Stock Compensation.

     Effective January 1, 2003, the Company adopted, in accordance with SFAS No. 148, “Accounting for Stock-Based Compensation—Transition and Disclosure,” the fair value based method of accounting for stock option awards granted on or after January 1, 2003. No compensation expense related to the grant of stock options under the Company’s stock compensation plans was reflected in net income for any years ended on or before December 31, 2002 because the Company accounted for grants in accordance with Accounting Principles Board (“APB”) Opinion No. 25, “Accounting for Stock Issued to Employees,” and all stock options granted in those years had an exercise price equal to the market value of the underlying common stock on the date of grant. The effect on net income and earnings per share as if the Company had applied the fair value recognition provisions of SFAS No. 148 to all stock compensation for the three years ended December 31, 2004 is set forth in Note 1 to our consolidated financial statements.

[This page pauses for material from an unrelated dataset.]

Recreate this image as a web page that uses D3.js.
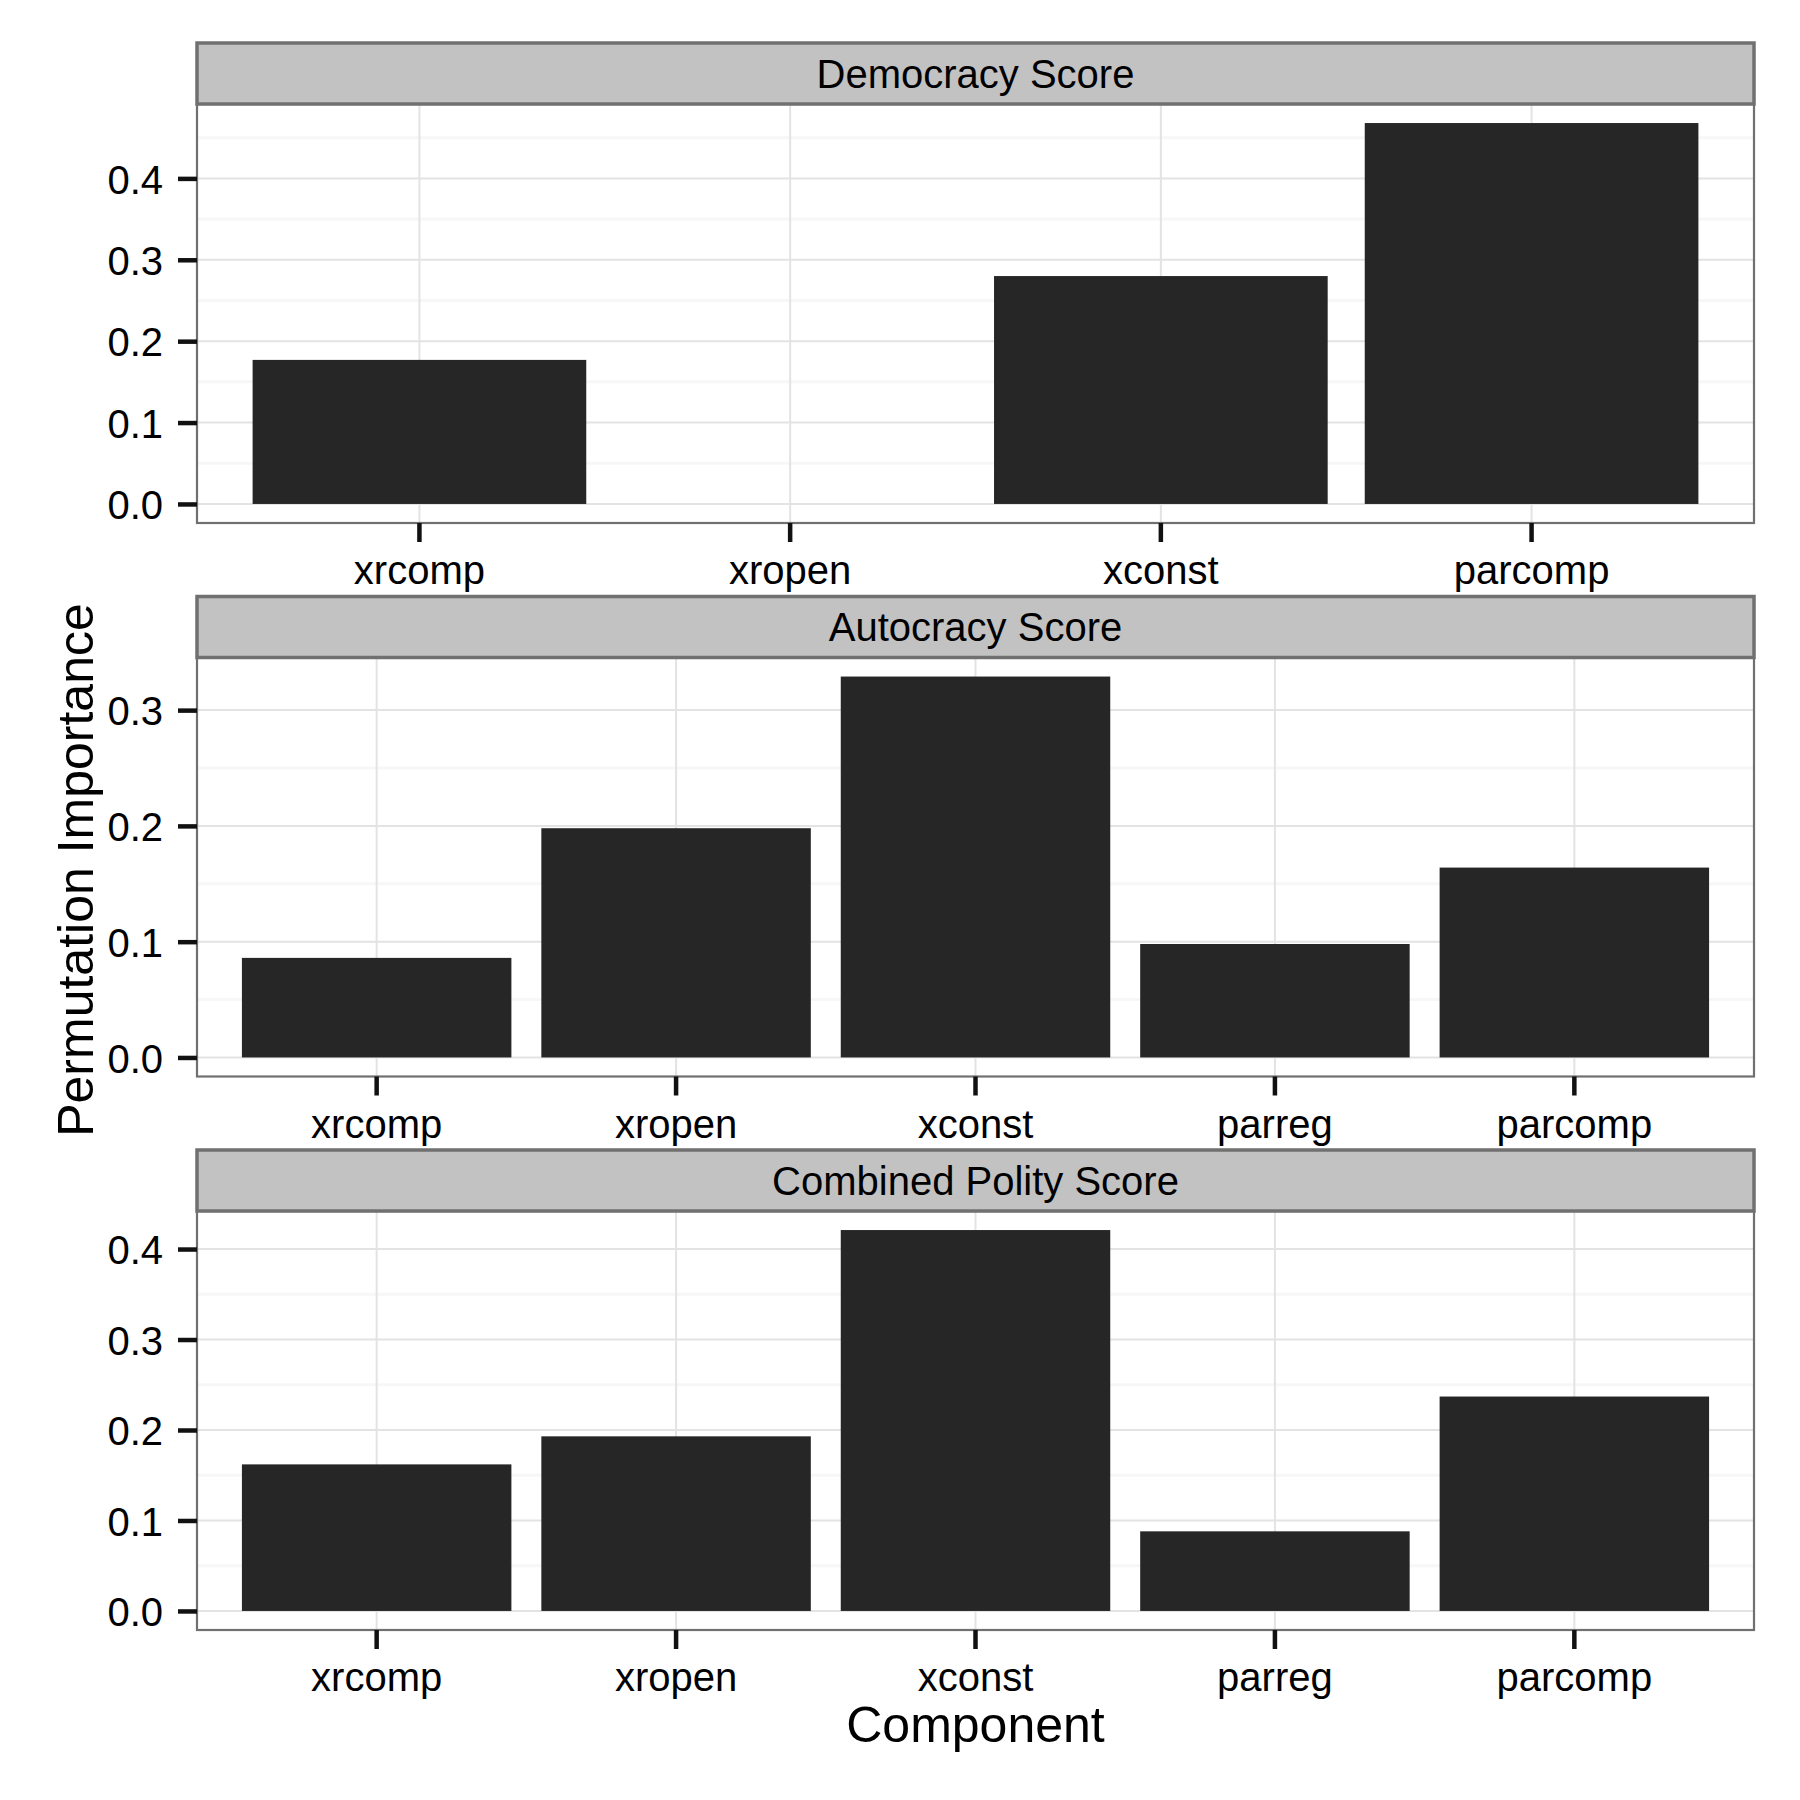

     In December 2004, the FASB issued SFAS No. 123 (Revised 2004), “Share-Based Payment” (“SFAS No. 123R”). SFAS No. 123R requires that the compensation cost relating to share-based payment transactions be recognized in financial statements based on the fair value of the equity or liability instruments issued. Effective, January 1, 2003, the Company adopted the fair value recognition provisions of SFAS No. 123, “Accounting for Stock-Based Compensation,” for all employee awards granted, modified, or settled after January 1, 2003. SFAS No. 123R will require the Company to apply fair value recognition provisions to all unvested equity awards as of the first interim reporting period starting after June 15, 2005, which is the Company’s third quarter beginning July 1, 2005. The adoption of SFAS No. 123R is not expected to have a material effect on the Company’s results of operations or financial condition.

Income Taxes.

     Our income tax expense and related balance sheet amounts involve significant management estimates and judgments. Judgments regarding realization of deferred tax assets and the ultimate outcome of tax-related contingencies represent key items involved in the determination of income tax expense and related balance sheet accounts.

     The Company does not provide additional United States income taxes on undistributed earnings of consolidated foreign subsidiaries included in retained earnings. Such earnings could become taxable upon the sale or liquidation of these foreign subsidiaries or upon dividend repatriation. The Company’s intent is for such earnings to be reinvested by the subsidiaries or to be repatriated only when required for domestic business operations, tax or cash reasons. On October 22, 2004, the American Jobs Creation Act of 2004 (“AJCA”) was signed into law. The AJCA includes a temporary incentive for United States multinational corporations to repatriate accumulated income of foreign subsidiaries by providing an 85 percent dividends received deduction for qualifying dividends from controlled foreign corporations. Our income tax expense does not reflect the impact of the AJCA. We have begun an evaluation of the effects of the repatriation provisions and expect to complete the analysis prior to the end of the third quarter 2005.

     Deferred tax assets represent items to be used as a tax deduction or credit in future tax returns for which we have already properly recorded the tax benefit in our income statement. Realization of our deferred tax assets reflects our tax planning strategies. We establish valuation allowances for deferred tax assets that we do not believe will be realized.

     Tax assessments and resolution of tax contingencies may arise several years after tax returns have been filed. Predicting the outcome of such tax assessments involves uncertainty; however, we believe that recorded tax liabilities adequately account for our analysis of probable outcomes.